Post History
I recall reading Animorphs as a kid, which featured kids describing in detail such gruesome things as losing limbs, bashing bad guys over the head with said severed limbs, and being completely bise...
Answer
#3: Attribution notice added
Source: https://writers.stackexchange.com/a/43817 License name: CC BY-SA 3.0 License URL: https://creativecommons.org/licenses/by-sa/3.0/
#2: Initial revision
I recall reading Animorphs as a kid, which featured kids describing in detail such gruesome things as losing limbs, bashing bad guys over the head with said severed limbs, and being completely bisected (all in one book no less... the bisection was actually the cause of the major conflict of the book) and in first person detail. Now, it helps that he central problem of the series was that the kids were able to change into biological clones of individual animals, and a lot of the maiming happens while they are morphed in animals... leaving the morph regrows the lost appendages... the bisection occurred while the character was a starfish and was able to regenerate into two starfish... both morphing back for a unique clone of the same person... but they still felt pain from the injuries and were very traumatized by the series end. But even then, some books were way more gruesome than this.

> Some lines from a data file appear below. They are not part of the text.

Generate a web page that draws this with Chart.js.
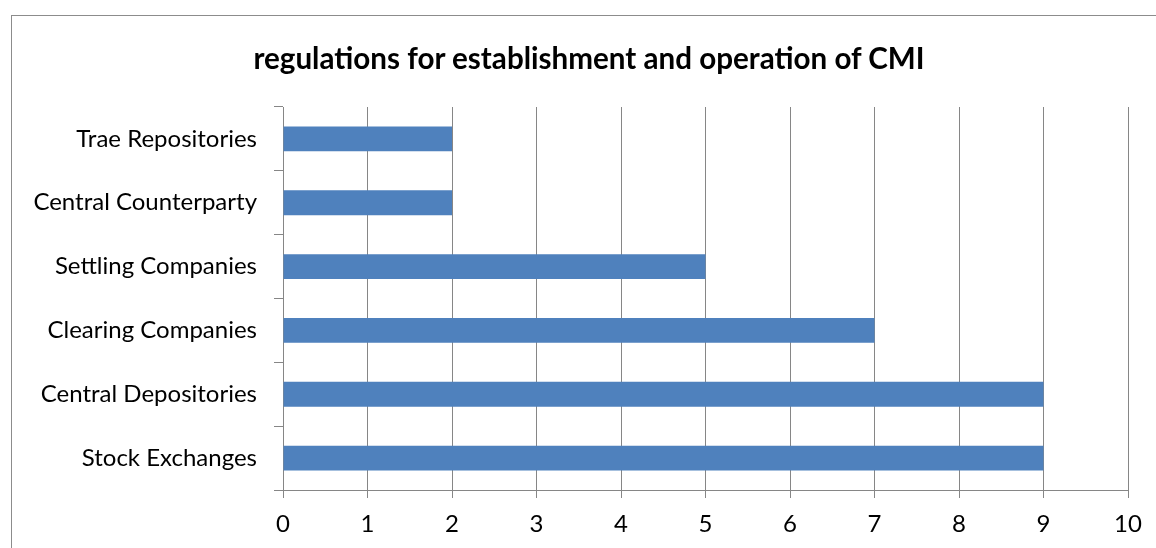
<!DOCTYPE html>
<html>
<head>
<meta charset="utf-8">
<script src="https://cdn.jsdelivr.net/npm/chart.js@4.4.1/dist/chart.umd.min.js"></script>
<style>
  html, body { margin: 0; padding: 0; background: #fff; overflow: hidden; }
  #wrap { position: relative; width: 1156px; height: 548px; }
  #frame {
    position: absolute; left: 11px; top: 15px; width: 1200px; height: 600px;
    border: 1px solid #8c8c8c; box-sizing: border-box;
  }
  #title {
    position: absolute; left: 189px; width: 800px; top: 40px; height: 36px;
    line-height: 36px; text-align: center; white-space: nowrap;
    font-family: Lato, "Open Sans", sans-serif; font-weight: bold; font-size: 29.6px; color: #000;
  }
  canvas { position: absolute; left: 0; top: 0; }
</style>
</head>
<body>
<div id="wrap">
  <div id="frame"></div>
  <canvas id="chart" width="1156" height="548"></canvas>
  <div id="title"></div>
</div>
<script>
const chartTitle = 'regulations for establishment and operation of CMI';
const categories = [
  'Trae Repositories',
  'Central Counterparty',
  'Settling Companies',
  'Clearing Companies',
  'Central Depositories',
  'Stock Exchanges'
];
const counts = [2, 2, 5, 7, 9, 9];
const xTicks = [0, 1, 2, 3, 4, 5, 6, 7, 8, 9, 10];

const axisGray = '#868686';
const fontFamily = 'Lato, "Open Sans", sans-serif';

document.getElementById('title').textContent = chartTitle;

const ctx = document.getElementById('chart');

new Chart(ctx, {
  type: 'bar',
  data: {
    labels: categories,
    datasets: [
      {
        data: counts,
        backgroundColor: '#4f81bd',
        borderWidth: 0,
        barPercentage: 0.39,
        categoryPercentage: 1
      }
    ]
  },
  options: {
    indexAxis: 'y',
    responsive: false,
    animation: false,
    layout: { padding: { left: 0, right: 28, top: 107, bottom: 0 } },
    plugins: {
      legend: { display: false },
      tooltip: { enabled: false },
      title: { display: false }
    },
    scales: {
      x: {
        min: 0,
        max: 10,
        afterBuildTicks: (scale) => {
          scale.ticks = xTicks.map((v) => ({ value: v }));
        },
        afterFit: (scale) => {
          scale.height = 58;
        },
        border: { display: true, color: axisGray, width: 1 },
        grid: { color: axisGray, lineWidth: 1, tickLength: 8, drawTicks: true },
        ticks: { color: '#000', padding: 12, font: { family: fontFamily, size: 24 } }
      },
      y: {
        afterFit: (scale) => {
          scale.width = 283;
        },
        border: { display: true, color: axisGray, width: 1 },
        grid: { drawOnChartArea: false, color: axisGray, tickLength: 9, offset: true },
        ticks: { color: '#000', padding: 17, font: { family: fontFamily, size: 24 } }
      }
    }
  }
});
</script>
</body>
</html>
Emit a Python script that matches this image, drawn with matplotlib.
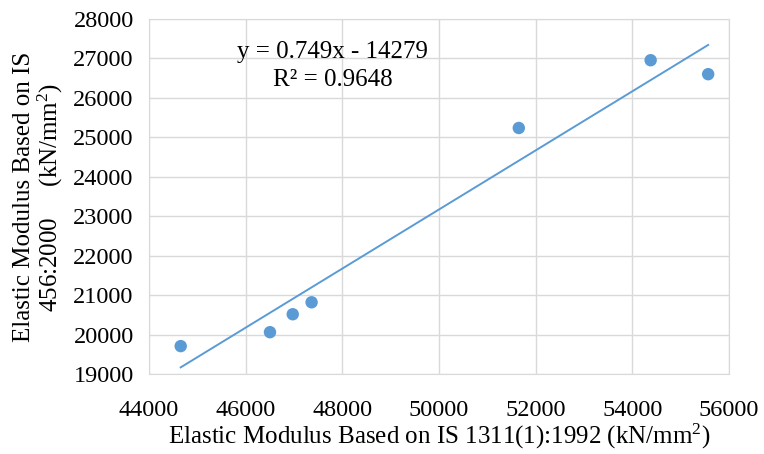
import matplotlib
matplotlib.use("Agg")
import matplotlib.pyplot as plt
import numpy as np

plt.rcParams['font.family'] = ['Liberation Serif', 'DejaVu Serif']
plt.rcParams['mathtext.fontset'] = 'custom'
plt.rcParams['mathtext.rm'] = 'Liberation Serif'
plt.rcParams['mathtext.it'] = 'Liberation Serif:italic'

x_vals = [44656, 46503, 46974, 47364, 51651, 54379, 55569]
y_vals = [19707, 20060, 20515, 20818, 25237, 26955, 26601]
slope = 0.749
intercept = -14279
x_ticks = [44000, 46000, 48000, 50000, 52000, 54000, 56000]
y_ticks = [19000, 20000, 21000, 22000, 23000, 24000, 25000, 26000, 27000, 28000]

fig = plt.figure(figsize=(7.64, 4.54), dpi=100)
ax = fig.add_axes([149/764, 1 - 374/454, 580/764, 355/454])

color = '#5B9BD5'
ax.scatter(x_vals, y_vals, s=80, color=color, zorder=3, edgecolors='none')
xl = np.array([min(x_vals), max(x_vals)])
ax.plot(xl, slope * xl + intercept, color=color, lw=1.4, zorder=2)

ax.set_xlim(44000, 56000)
ax.set_ylim(19000, 28000)
ax.set_xticks(x_ticks)
ax.set_yticks(y_ticks)
ax.tick_params(axis='x', length=0, labelsize=17.5, pad=19)
ax.tick_params(axis='y', length=0, labelsize=17.5, pad=11)
ax.grid(True, color='#d9d9d9', lw=1)
ax.set_axisbelow(True)
for s in ax.spines.values():
    s.set_color('#d9d9d9')

ax.set_xlabel('Elastic Modulus Based on IS 1311(1):1992 (kN/mm$^{2}$)', fontsize=18, labelpad=0)
fig.text(39/764, 1 - 197/454, 'Elastic Modulus Based on IS\n456:2000     (kN/mm$^{2}$)',
         fontsize=18, rotation=90, ha='center', va='center', multialignment='center',
         linespacing=1.0)

ax.text(0.317, 0.907, 'y = 0.749x - 14279', transform=ax.transAxes, ha='center', va='center', fontsize=18)
ax.text(0.317, 0.828, 'R² = 0.9648', transform=ax.transAxes, ha='center', va='center', fontsize=18)

fig.savefig('out.png', dpi=100)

The main bad guy in the series was am alien race of brain slugs, and when the hero comes in contact with two of the aliens the slugs have escaped that claim they escaped the brain slugs and are free of their control. Our hero is suspicious of a possible trap that they are still under control of the slugs... until one of the pair takes his claws and opens his own skull to show that there is definitely no brain slug... and the hero never brings up the possibility again. The series was a huge hit among late elementary school (I recall reading books in the 4th grade) and was the best selling book for boys in that age range until Harry Potter came out (My Fifth grade teacher introduced me to that, but I recall reading it before it was published in the U.S. My copy was still the Philosopher's Stone.). As early as book two, another character is propositioned by two older men (she's about 13 at the time.). While they never said anything overt, it's clear to an adult reader that it's pedophiles trying to kidnap a teenager. You'd be surprised what children of that age can cope with in terms of violence... Adult me was shocked with the amount of carnage kid me read from those books.